With interest rates and property values constantly shifting, Ontario's real estate market is experiencing an unprecedented increase in mortgage defaults. When a borrower defaults on their mortgage, lenders have several statutory remedies available to recover the money owed. One of the most common is a power of sale, as it is typically more cost-effective and efficient than a foreclosure.
In Ontario, the power of sale process is regulated under the Mortgages Act,R.S.O. 1990, c. M.40, which sets out important rights and obligations for lenders and borrowers.
A power of sale allows a lender (also referred to as the "mortgagee") to sell a property when the borrower (the "mortgagor") defaults on their mortgage. Mortgage default occurs when borrowers fail to comply with the terms of the loan, most often by missing payments. Unlike a foreclosure, which transfers ownership to the lender through the court, a power of sale allows the lender to sell the property directly.
The Step-by-Step Process
- Default
The power of sale process begins when a borrower misses payments. Under s. 32 of the Act, the default must last at least 15 days before a Notice of Sale (the "Notice") can be sent.
Under s. 24, if mortgage payments are overdue for 3 months, the lender may initiate a power of sale. Where the mortgage contains its own power of sale terms, s. 30 allows the terms written into the contract precedence over the statutory process.
- Notice of Sale
Under s. 31, the Notice must be sent to the borrower(s), any guarantors, subsequent mortgagees, and any other parties with an interest in the property.
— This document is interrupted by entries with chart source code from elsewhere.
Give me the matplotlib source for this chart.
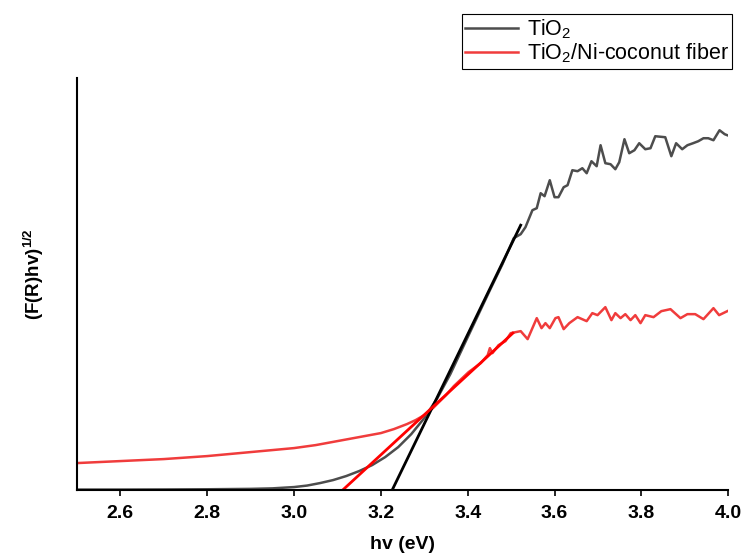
import matplotlib
matplotlib.use("Agg")
import matplotlib.pyplot as plt

plt.rcParams.update({
    "font.family": "Liberation Sans",
    "mathtext.fontset": "custom",
    "mathtext.rm": "Liberation Sans",
    "mathtext.bf": "Liberation Sans:bold",
    "mathtext.it": "Liberation Sans:italic",
})

# TiO2 spectrum (Tauc plot)
tio2_x = [2.50, 2.60, 2.70, 2.80, 2.90, 2.95, 3.00, 3.03, 3.06, 3.09, 3.12, 3.15,
          3.18, 3.21, 3.24, 3.27, 3.30, 3.33, 3.36, 3.40, 3.45, 3.48, 3.506, 3.522,
          3.533, 3.549, 3.559, 3.568,
          3.577, 3.589, 3.600, 3.609, 3.621, 3.630, 3.641, 3.653, 3.664, 3.674,
          3.685, 3.697, 3.706, 3.717, 3.729, 3.740, 3.749, 3.761, 3.772, 3.784,
          3.795, 3.809, 3.821, 3.832, 3.855, 3.869, 3.880, 3.894, 3.906, 3.919,
          3.931, 3.943, 3.954, 3.966, 3.980, 3.992, 3.998]
tio2_y = [0.005, 0.005, 0.006, 0.008, 0.012, 0.017, 0.03, 0.045, 0.07, 0.10, 0.14, 0.19,
          0.25, 0.33, 0.43, 0.56, 0.72, 0.92, 1.16, 1.53, 1.99, 2.26, 2.52, 2.56,
          2.63, 2.80, 2.82, 2.97,
          2.94, 3.10, 2.93, 2.93, 3.03, 3.05, 3.20, 3.19, 3.22, 3.17,
          3.29, 3.24, 3.45, 3.27, 3.26, 3.21, 3.28, 3.51, 3.37, 3.40,
          3.47, 3.41, 3.42, 3.54, 3.53, 3.34, 3.47, 3.41, 3.45, 3.47,
          3.49, 3.52, 3.52, 3.50, 3.60, 3.56, 3.55]

# TiO2/Ni-coconut fiber spectrum
ni_x = [2.50, 2.60, 2.70, 2.80, 2.90, 3.00, 3.05, 3.10, 3.15, 3.20, 3.23, 3.26,
        3.28, 3.30, 3.32, 3.35, 3.368, 3.402, 3.430, 3.446, 3.451, 3.457, 3.471,
        3.487, 3.499,
        3.522, 3.538, 3.559, 3.570, 3.579, 3.589, 3.602, 3.609, 3.621, 3.634,
        3.653, 3.674, 3.687, 3.699, 3.717, 3.731, 3.740, 3.752, 3.763, 3.775,
        3.786, 3.798, 3.809, 3.828, 3.846, 3.867, 3.890, 3.906, 3.924, 3.943,
        3.966, 3.979, 3.998]
ni_y = [0.27, 0.29, 0.31, 0.34, 0.38, 0.42, 0.45, 0.49, 0.53, 0.57, 0.61, 0.66,
        0.70, 0.75, 0.82, 0.95, 1.04, 1.18, 1.27, 1.35, 1.42, 1.37, 1.45,
        1.49, 1.57,
        1.59, 1.51, 1.72, 1.62, 1.67, 1.62, 1.72, 1.73, 1.61, 1.67,
        1.73, 1.69, 1.77, 1.75, 1.83, 1.70, 1.77, 1.72, 1.76, 1.70,
        1.75, 1.67, 1.75, 1.73, 1.79, 1.81, 1.72, 1.76, 1.76, 1.71,
        1.82, 1.75, 1.79]

# linear fits (band gap extrapolation)
fit_tio2_x = [3.226, 3.522]
fit_tio2_y = [0.0, 2.65]
fit_ni_x = [3.112, 3.504]
fit_ni_y = [0.0, 1.57]

fig = plt.figure(figsize=(7.43, 5.55), dpi=100)
ax = fig.add_axes([0.1036, 0.117, 0.8765, 0.742])

ax.plot(tio2_x, tio2_y, color="#4d4d4d", linewidth=1.8, label=r"TiO$_{\mathrm{2}}$")
ax.plot(ni_x, ni_y, color="#f03c3c", linewidth=1.8, label=r"TiO$_{\mathrm{2}}$/Ni-coconut fiber")
ax.plot(fit_tio2_x, fit_tio2_y, color="black", linewidth=2)
ax.plot(fit_ni_x, fit_ni_y, color="red", linewidth=2)

ax.set_xlim(2.5, 4.0)
ax.set_ylim(0, 4.12)
ax.set_xticks([2.6, 2.8, 3.0, 3.2, 3.4, 3.6, 3.8, 4.0])
ax.set_yticks([])
ax.tick_params(axis="x", direction="out", length=4, width=1.2, pad=7)
for lab in ax.get_xticklabels():
    lab.set_fontsize(14)
    lab.set_fontweight("bold")

for side in ["top", "right"]:
    ax.spines[side].set_visible(False)
for side in ["left", "bottom"]:
    ax.spines[side].set_linewidth(1.5)

ax.set_xlabel("hv (eV)", fontsize=14, fontweight="bold", labelpad=10)
ax.set_ylabel(r"(F(R)hv)$^{\mathbf{1/2}}$", fontsize=13.5, fontweight="bold")
ax.yaxis.set_label_coords(-0.048, 0.524)

leg = fig.legend(loc="upper right", bbox_to_anchor=(0.985, 0.975), fontsize=15.5,
                 frameon=True, fancybox=False, edgecolor="black", framealpha=1,
                 handlelength=2.45, handletextpad=0.4, labelspacing=0.05,
                 borderpad=0.15, borderaxespad=0)
leg.get_frame().set_linewidth(0.8)

fig.savefig("out.png", dpi=100)
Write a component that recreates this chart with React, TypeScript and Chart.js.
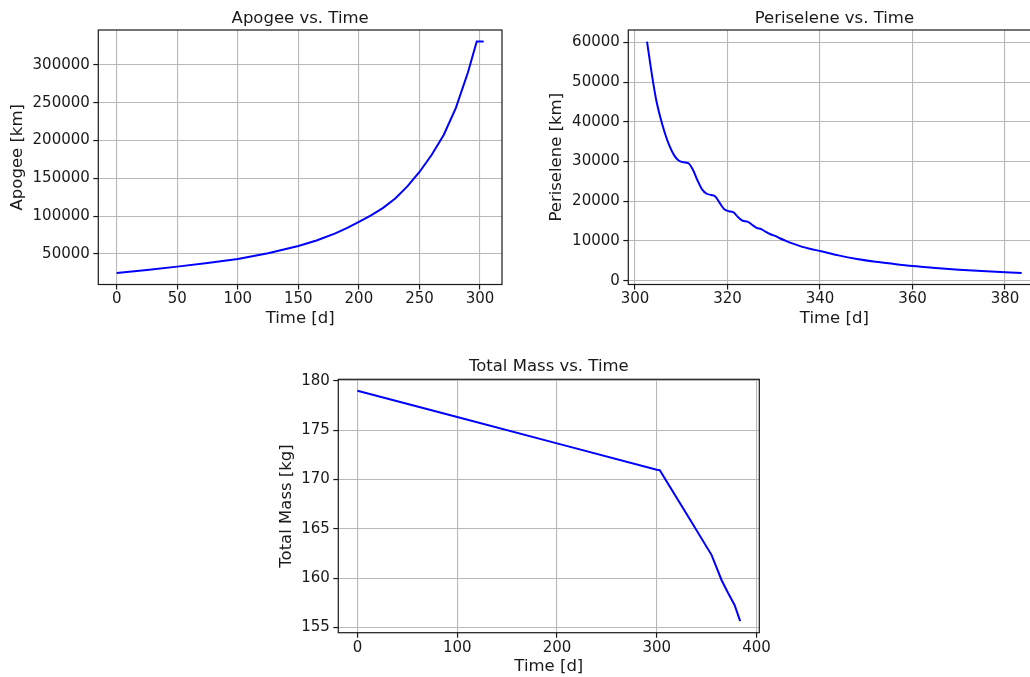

The Notice must state the amount owed and provide a warning that the property will be sold if the debt is not paid.
Under s. 39(1), if a mortgage expressly allows the lender to sell the property after a specific type of default, and that default has lasted at least 15 days or if there's been at least 3 months of default under a mortgage where the law grants that power, the lender may seek permission from the court to sell the property without giving notice to the borrower. In 1173928 Ontario Inc. v 1463096 Ontario Inc., 2018 ONCA 669, the Court of Appeal clarified that the statutory and contractual rights to a power of sale should be read together, specifically in commercial proceedings.
- Redemption Period or the Borrower's Equity of
Redemption
Borrowers have a redemption period of at least 35 days from the date of the Notice to pay the outstanding debt and costs.
Under s. 22, borrowers can request a statement of the outstanding debt. If the lender fails to provide it within 15 days, their enforcement rights are suspended until it is furnished.
- Preparation for Sale
Lenders are expected to exercise good faith when listing the property for sale. The lender has an obligation to appraise the property, market it to achieve fair market value, and maintain detailed records of all expenses (including legal costs).
- Sale of Property
The property must be listed on the multiple listing service ("MLS"). The proceeds of the sale must cover the lender's costs; the mortgage loan (including interest and penalties); and any other encumbrances on title. Any excess must be returned to the borrower.
Borrowers Protections
Ontario law ensures that even in default, borrowers retain key rights:
- Right to redeem: The ability to pay off the debt before the sale closes.
- Right to surplus funds: Any excess from the sale after debts and costs must be returned to the borrower.
- Fair sale requirement: Lenders must take reasonable steps to obtain fair market value.
The Financial Consumer Agency of Canada requires financial institutions to:
- Set clear criteria for mortgage relief measures
- Proactively contact borrowers at risk of default
- Encourage borrowers to reach out to them if they anticipate difficulty making payments
- Offer mortgage relief options suited to the borrower's circumstances
- Provide clear, timely information so borrowers can make informed decisions
The power of sale process creates a careful balance between lender efficiency and borrower protection. Whether you are a borrower facing default or a lender enforcing a mortgage, understanding the timelines, notice requirements, and legal obligations is key to navigating the process and avoiding costly disputes.
The content of this article is intended to provide a general guide to the subject matter. Specialist advice should be sought about your specific circumstances.